Yahoo's rivals could also leapfrog it by innovating more fiercely. Though it spends as heavily on product development and R&D as Google and Microsoft (between 11% and 14% of revenues), both competitors define themselves as technology companies foremost, while Yahoo does not. Yet for Yahoo, falling behind in this arms race would spell big trouble.

Perhaps the biggest risk Yahoo faces is living up to the high expectations set by investors. They're not as stratospheric as those for Google, but by awarding Yahoo a $50 billion market cap and a future P/E of about 50, investors have priced in 30% revenue growth--that's doable given all the new money heading Yahoo's way, but it doesn't leave much room for error. For example, although Yahoo reported second-quarter growth of 39% in the U.S. and 59% abroad, its earnings were a hair below expectations and its stock immediately fell 10%.

Negotiating in intensely competitive environments, though, is Semel's greatest skill. In Hollywood he was known as the man who could make even the most intractable deal work. In Silicon Valley he looked like an odd duck. Just a few years shy of collecting Social Security, he barely knew how to use a computer when he arrived at Yahoo four years ago. But so what? Yahoo may have started out as a high-tech company, but it's a media company now.

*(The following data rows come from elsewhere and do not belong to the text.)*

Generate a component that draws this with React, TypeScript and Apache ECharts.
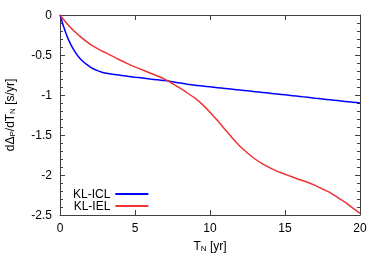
import React, { useEffect, useRef } from "react";
import * as echarts from "echarts";

const tValues = [0, 0.25, 0.5, 0.75, 1, 1.25, 1.5, 1.75, 2, 2.25, 2.5, 2.75, 3, 3.5, 4, 4.5, 5, 5.5, 6, 6.5, 7, 7.5, 8, 8.5, 9, 9.5, 10, 10.5, 11, 11.5, 12, 12.5, 13, 13.5, 14, 14.5, 15, 15.5, 16, 16.5, 17, 17.5, 18, 18.5, 19, 19.5, 20];
const iclValues = [0, -0.15, -0.28, -0.38, -0.46, -0.525, -0.575, -0.615, -0.648, -0.675, -0.695, -0.712, -0.725, -0.74, -0.752, -0.765, -0.777, -0.788, -0.8, -0.81, -0.82, -0.835, -0.85, -0.865, -0.878, -0.888, -0.898, -0.908, -0.918, -0.928, -0.938, -0.948, -0.958, -0.968, -0.978, -0.988, -0.998, -1.008, -1.018, -1.029, -1.04, -1.05, -1.06, -1.07, -1.08, -1.09, -1.1];
const ielValues = [0, -0.06, -0.115, -0.165, -0.21, -0.253, -0.293, -0.33, -0.363, -0.393, -0.42, -0.445, -0.468, -0.515, -0.562, -0.607, -0.648, -0.687, -0.725, -0.763, -0.805, -0.858, -0.915, -0.975, -1.04, -1.12, -1.215, -1.32, -1.43, -1.54, -1.64, -1.725, -1.8, -1.86, -1.91, -1.955, -1.99, -2.025, -2.06, -2.09, -2.13, -2.175, -2.22, -2.28, -2.34, -2.41, -2.48];
const seriesNames = ["KL-ICL", "KL-IEL"];

const FONT = "Liberation Sans, Arial, sans-serif";
const AXIS_COLOR = "#404040";
const BLUE = "#0000ff";
const RED = "#ee3333";

export default function App() {
  const ref = useRef<HTMLDivElement>(null);
  useEffect(() => {
    if (!ref.current) return;
    const chart = echarts.init(ref.current, undefined, { renderer: "svg" });
    const pairs = (ys: number[]) => tValues.map((t, i) => [t, ys[i]]);
    const axisBase = {
      axisLine: { show: true, onZero: false, lineStyle: { color: AXIS_COLOR, width: 1 } },
      axisTick: { show: true, inside: true, length: 5, lineStyle: { color: AXIS_COLOR } },
      splitLine: { show: false },
    };
    const subRich = { s: { fontSize: 8, verticalAlign: "bottom", padding: [5, 0, 0, 0], fontFamily: FONT, color: "#000" } };
    chart.setOption({
      animation: false,
      textStyle: { fontFamily: FONT },
      grid: { left: 60, top: 15, width: 300, height: 200, containLabel: false, outerBoundsMode: "none" },
      legend: {
        orient: "vertical",
        left: 68,
        top: 183,
        align: "right",
        icon: "rect",
        itemWidth: 33,
        itemHeight: 2,
        itemGap: 0,
        padding: 5,
        textStyle: { fontSize: 12, color: "#000", fontFamily: FONT, lineHeight: 12 },
        data: [
          { name: seriesNames[0], itemStyle: { color: BLUE } },
          { name: seriesNames[1], itemStyle: { color: RED } },
        ],
      },
      xAxis: [
        {
          ...axisBase,
          type: "value",
          min: 0,
          max: 20,
          interval: 5,
          position: "bottom",
          name: "T{s|N} [yr]",
          nameLocation: "middle",
          nameGap: 24,
          nameTextStyle: { fontSize: 12, color: "#000", fontFamily: FONT, rich: subRich },
          axisLabel: { fontSize: 12, color: "#000", margin: 7, fontFamily: FONT },
        },
        {
          ...axisBase,
          type: "value",
          min: 0,
          max: 20,
          interval: 5,
          position: "top",
          axisLabel: { show: false },
        },
      ],
      yAxis: [
        {
          ...axisBase,
          type: "value",
          min: -2.5,
          max: 0,
          interval: 0.5,
          position: "left",
          minorTick: { show: true, splitNumber: 5, length: 3, lineStyle: { color: AXIS_COLOR } },
          name: "dΔ{s|P}/dT{s|N} [s/yr]",
          nameLocation: "middle",
          nameGap: 44,
          nameRotate: 90,
          nameTextStyle: { fontSize: 12, color: "#000", fontFamily: FONT, rich: subRich },
          axisLabel: { fontSize: 12, color: "#000", margin: 8, fontFamily: FONT },
        },
        {
          ...axisBase,
          type: "value",
          min: -2.5,
          max: 0,
          interval: 0.5,
          position: "right",
          minorTick: { show: true, splitNumber: 5, length: 3, lineStyle: { color: AXIS_COLOR } },
          axisLabel: { show: false },
        },
      ],
      series: [
        {
          name: seriesNames[0],
          type: "line",
          data: pairs(iclValues),
          smooth: 0.2,
          symbol: "none",
          color: BLUE,
          lineStyle: { width: 1.5, color: BLUE },
        },
        {
          name: seriesNames[1],
          type: "line",
          data: pairs(ielValues),
          smooth: 0.2,
          symbol: "none",
          color: RED,
          lineStyle: { width: 1.5, color: RED },
        },
      ],
    });
    return () => chart.dispose();
  }, []);
  return <div ref={ref} style={{ position: "fixed", left: 0, top: 0, width: 382, height: 267 }} />;
}
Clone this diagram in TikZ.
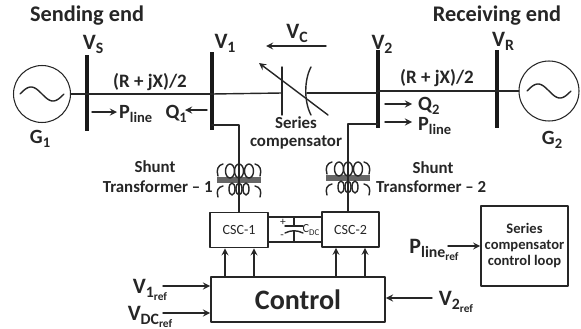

It turns out that the riddle of how to succeed online isn't so tough after all. Semel is taking everything he learned in his analog past and marrying it to what he can see in the digital future. After all, he was in Hollywood when studios worried that VCRs would ruin their business and again when DVDs arrived on the scene. In each case, the studios' revenues grew, because, says Semel, new distribution options "help them reach a much larger audience--and make more money." He's betting that can happen again, but (remember the quote we said required caffeine?) this time on a scale as immense as the Internet itself.